Bodos to intensify statehood movement

ABSU wants Centre to immediately initiate a political dialogue

March 03, 2012 01:32 am | Updated 01:32 am IST - Guwahati:

Members of the All Bodo Students' Union participate in a rally organised to observe 25 years of Bodoland movement at Amingaon in Guwahati on Friday.

Members of the All Bodo Students' Union participate in a rally organised to observe 25 years of Bodoland movement at Amingaon in Guwahati on Friday.

Thousands of Bodo people, who assembled on Friday at Amingaon in lower Assam's Kamrup district to attend a mass rally under the banner of the All Bodo Students' Union (ABSU), vowed to intensify their struggle for the creation of a separate State of Bodoland, to be carved out of Assam.

The rally marked the completion of 25 years of the statehood movement spearheaded by the apex student body of the Bodos, the largest plains tribe of Assam.

Addressing the gathering, ABSU president Pramod Boro demanded that the Centre immediately initiate a political dialogue on the issue.
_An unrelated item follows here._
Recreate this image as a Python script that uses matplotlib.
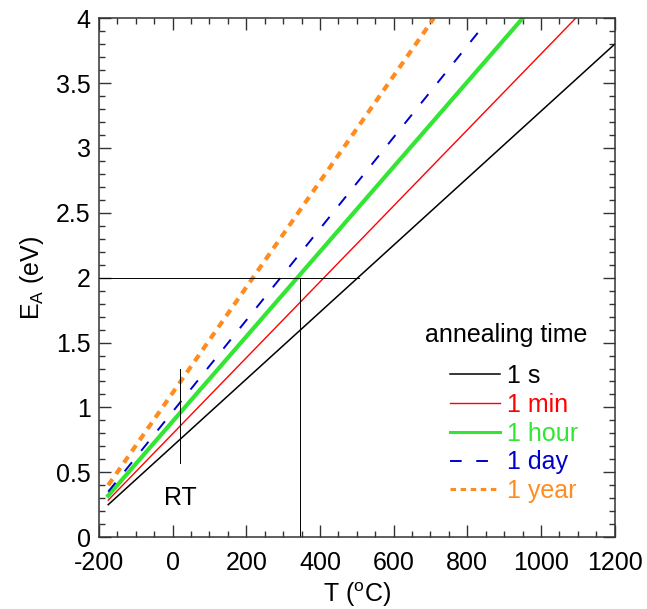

He pointed out that after the statehood movement was revived in 1996, the Centre had told Bodo leaders that it had no policy to create new States.

“However, in 2000, the government created three new States, while turning down the demand for a separate Bodoland. Again, at the time of signing the second Bodo Accord, the Centre told the Bodoland Liberation Tigers leaders that it had no policy to create a new State and hence an arrangement under the amended provisions of the Sixth Schedule had to be accepted in lieu of statehood. If the Government of India creates a new State of Telangana by denying the long standing demand for Bodoland, it would be unjust to the aboriginal Bodo people. Therefore, we urge the Government of India to create Bodoland in line with the creation of any new State in the country,” Mr. Boro said.

“Bodoland is our birth right; we are determined to achieve it at any cost. We have lost thousands of lives fighting for it, so there is no question of discontinuing the movement. We are ready for a do-or-die situation; thousands were killed in the last movement by the State Police and other forces of Assam, lakhs of Bodos are ready to die for the cause of Bodoland again. Now it is up to the Centre to either create Bodoland or take our lives.”

The rallyists carried placards reading “Divide Assam 50:50,” “No Bodoland, No Rest.”

The ABSU leaders also said that the stand taken by the Assam government that the State cannot be further divided has no “logic or meaning.”

“Assam must be divided today or tomorrow to ensure tribal rights as once this land belonged to the tribals of Bodo origin and other ethnic groups,” the student body insisted.

It was on this day in 1987 that the ABSU, under the leadership of ‘Bodofa' (Father of the Bodos) late Upendra Nath Brahma, formally declared the statehood movement.

The six year-long vigorous Bodoland movement culminated in the signing of the first tripartite Bodo Accord on February 20, 1993 among the ABSU, Centre and the Assam government, paving the way for the creation of the erstwhile Bodoland Autonomous Council (BAC) and the suspension of the statehood movement. The ABSU revived the movement in 1996 on the ground that the BAC had failed to fulfil the aspirations of the Bodos.

Meanwhile, the erstwhile militant outfit BLT launched an armed struggle for statehood. On February 10, 2003 the second tripartite Bodo Accord was signed by the BLT with the Centre and the Assam government. The existing Bodoland Territorial Council (BTC) was created under amended provision of the Sixth Schedule and the ABSU suspended the movement.

However, on March 2, 2010, the student body decided to revive the movement accusing the BTC of again failing to meet the hopes of the Bodos and charging the Assam government with not protecting their identity, culture and language.